10 thoughts on “New Yorker story about fraud in marathon times

  1. Actually, I think Al Gore under-promoted his role in the Internet and he should have gotten more credit. He never claimed to have “invented” it. He said his initiatives helped create it. The wording was perhaps not as precise as it could have been — ARPANET was turned on in 1969 — bit Gore’s 1986 call for funding to create NSFNET, and his 1988 high-performance computer technology act were indeed initiaitives that helped create the internet we have today. As Robert Khan and Vint Cerf said, “Al Gore was the first political leader to recognize the importance of the Internet and to promote and support its development. … Gore’s initiatives had a significant and beneficial effect on the still-evolving Internet.”

    I have to say that his vision was much clearer than mine. I remember In 1986 we University researchers had a nice cosy arpanet where we could ftp files around and read rec.humor.funny. There was talk about expanding to an nsfnet, and even maybe someday to a commercial network. I didn’t think it would work. But I was wrong, and Al Gore was right.

    http://www.interesting-people.org/archives/interesting-people/200009/msg00052.html

    http://www.snopes.com/quotes/internet.asp

    http://firstmonday.org/htbin/cgiwrap/bin/ojs/index.php/fm/article/view/799/708

  2. Peter: I don’t think that the idea of a universal Internet with a lot of commercial uses was a novel idea in 1986. In http://philip.greenspun.com/business/internet-software-patents I reference Michael Dertouzos’s “Information Marketplace” paper from 1980, for example, where he predicted commercial uses of “tens of millions” of networked computers by the year 2000. TCP/IP is the real technical basis for Internet and would have been pointless to develop if the goal were only a handful of universities talking to each other.

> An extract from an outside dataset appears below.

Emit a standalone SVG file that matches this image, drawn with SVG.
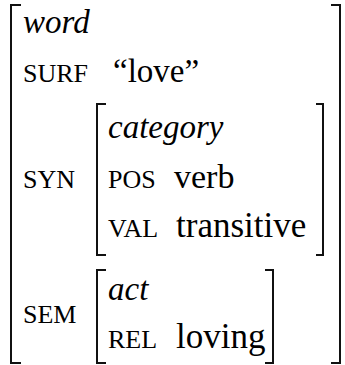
<svg xmlns="http://www.w3.org/2000/svg" width="345" height="365" viewBox="0 0 345 365">
<rect width="345" height="365" fill="#fff"/>
<path id="outer-left" fill="none" stroke="#111" stroke-width="2" d="M21,5 H11 V363 H21"/>
<path id="outer-right" fill="none" stroke="#111" stroke-width="2" d="M331,5 H340 V363 H331"/>
<path id="syn-left" fill="none" stroke="#111" stroke-width="2" d="M106,104 H97 V255 H106"/>
<path id="syn-right" fill="none" stroke="#111" stroke-width="2" d="M316,104 H323 V255 H316"/>
<path id="sem-left" fill="none" stroke="#111" stroke-width="2" d="M106,270 H97 V363 H106"/>
<path id="sem-right" fill="none" stroke="#111" stroke-width="2" d="M265,270 H273 V363 H265"/>
<text x="23" y="33" font-size="33" font-family="Liberation Serif" font-style="italic">word</text>
<text x="23" y="82" font-size="26" font-family="Liberation Serif">SURF</text>
<text x="113" y="82" font-size="33" font-family="Liberation Serif">“love”</text>
<text x="23" y="188" font-size="26" font-family="Liberation Serif">SYN</text>
<text x="23" y="323" font-size="26" font-family="Liberation Serif">SEM</text>
<text x="108" y="138" font-size="33" font-family="Liberation Serif" font-style="italic">category</text>
<text x="108" y="188" font-size="26" font-family="Liberation Serif">POS</text>
<text x="174" y="188" font-size="34" font-family="Liberation Serif">verb</text>
<text x="108" y="237" font-size="26" font-family="Liberation Serif">VAL</text>
<text x="176" y="237" font-size="35" font-family="Liberation Serif">transitive</text>
<text x="108" y="300" font-size="33" font-family="Liberation Serif" font-style="italic">act</text>
<text x="108" y="348" font-size="26" font-family="Liberation Serif">REL</text>
<text x="176" y="348" font-size="35" font-family="Liberation Serif">loving</text>
</svg>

It was fully operational prior to Al Gore’s advocacy of NSFNet [you give the date as 1986, but http://isoc-ny.org/?p=62 says that Gore actually did not start advocating for increased Internet funding until 1988.]

    A lot of academics were among the last to see the commercial and societal potential in Internet. Tim Berners-Lee and the Web were derided by the established computer scientists (those that had ever heard of the Web!) that I talked to from 1990 through perhaps mid-1995.

    Stepping back a bit I’m not sure that we can say that anyone made a huge contribution to the Internet in the 1980s. The tech stuff of packet-switched communications was more or less sewed up in the 1960s, which was also when Douglas Engelbart showed what could be done by people remotely collaborating (admittedly both were on terminals to a mainframe, but he said that it could be done over a network if necessary). The next big leap was HTTP/HTML in 1990. So the 1970s and 1980s can be celebrated for ABBA, The Love Boat, disco, Menudo, Fantasy Island, Rocky III, New Kids on the Block, and other critical cultural achievements, but not for anything having to do with computer networking.

  3. http://www.govtrack.us/congress/bills/99/s2594

    S. 2594 (99th): Supercomputer Network Study Act of 1986
    Introduced:Jun 24, 1986
    Sponsor:Sen. Albert Gore Jr. [D-TN]
    Status: Died (Introduced)

    I think Peter’s point is that at 1986, hardly anybody who didn’t own a dot-cs mail address was aware something like computer networks even existed.

  4. Definitely one of the stranger obsessions. Makes you wonder if you’ve hallucinated events of your own. Maybe a relationship was imagined. Maybe I didn’t really run in the Hollywood half marathon, but for many years have really been creating imaginary websites for an imaginary world. It would be a good Twilight Zone episode, if modern audiences were smart enough to enjoy it.

  5. By the end of the article I have to admit I was wondering about the overall sanity of Mark Wells for spending so much time and effort on such an inane story.
    An amateur runner cheats in a few events. So what? The guy didn’t steal any money nor gain any fame for it, other than pissing off a group of anonymous runners on an Internet forum. And if he was just doing it for attention, then Mr. Smith simply gave him more of it and on a national stage, to boot.
    PS
    I couldn’t stop comparing the alleged cheater to the character played by Matt Damon in the movie The Informant! , a film that was loosely based on the ADM price fixing scandal.

  6. Fonzie: I think this is why the article is interesting! It isn’t surprising when someone cheats in order to make millions of dollars (e.g., mortgage brokers and originating banks during the subprime era).

  7. But the story leaves things unfinished, since the would-be cheat is never totally outed nor his secret way of fooling all the technology revealed.
    As to why a person would go to such extraordinary lengths to “better” themselves in a rather benign sport, I think it has something to do with ego and even more to do with simply being able to know that they were clever enough to get away with it.
    In my opinion, the supposed fraud still gets the last laugh and at Wells’ expense. Think about it, the guy can now claim that he’s such a marvel even the New Yorker did a story about him!
    What’s the saying about (for some people) any publicity is good publicity…?

  8. Fonzie: “By the end of the article I have to admit I was wondering…”

    It’s an article about a few layered obsessions: Litton, Strode, and Singer.

    Fonzie: “An amateur runner cheats in a few events. So what? The guy didn’t steal any money nor gain any fame for it…”

    He gained fame (recognition) in the community of amateur runners and, at times, he took finishes from people who legitimately earned them. That you don’t find value in those things doesn’t mean they don’t have value (to other people).

    And it’s an interesting story. Lots of stories aren’t “important”.

  9. @davep

    The writer characterized the action of the runner who posted allegedly false times as one of the biggest frauds ever perpetuated in amateur sports. (And those were essentially the exact words used).
    I found that to be more than a tad on the exaggerative side. Like Phil, I thoroughly enjoyed the story and am facinated in what would make a guy go to such extremes to garner great marathon times. Personally, I’d wager he’s a successful business man as well, since his ability to focus on attaining something has to be far above average. It also reminds me of reading detectives remarks about highly successful criminals and about how they’d probably be very successful legitimate businessmen if they’d just use their IQ on something legal. )))
    But I do agree that the author went overboard in his description of the alleged misdeeds of the runner, although since the author also revealed that his sons were runners I think that fact may have had some sway in how the writer characterized the dentist’s actions.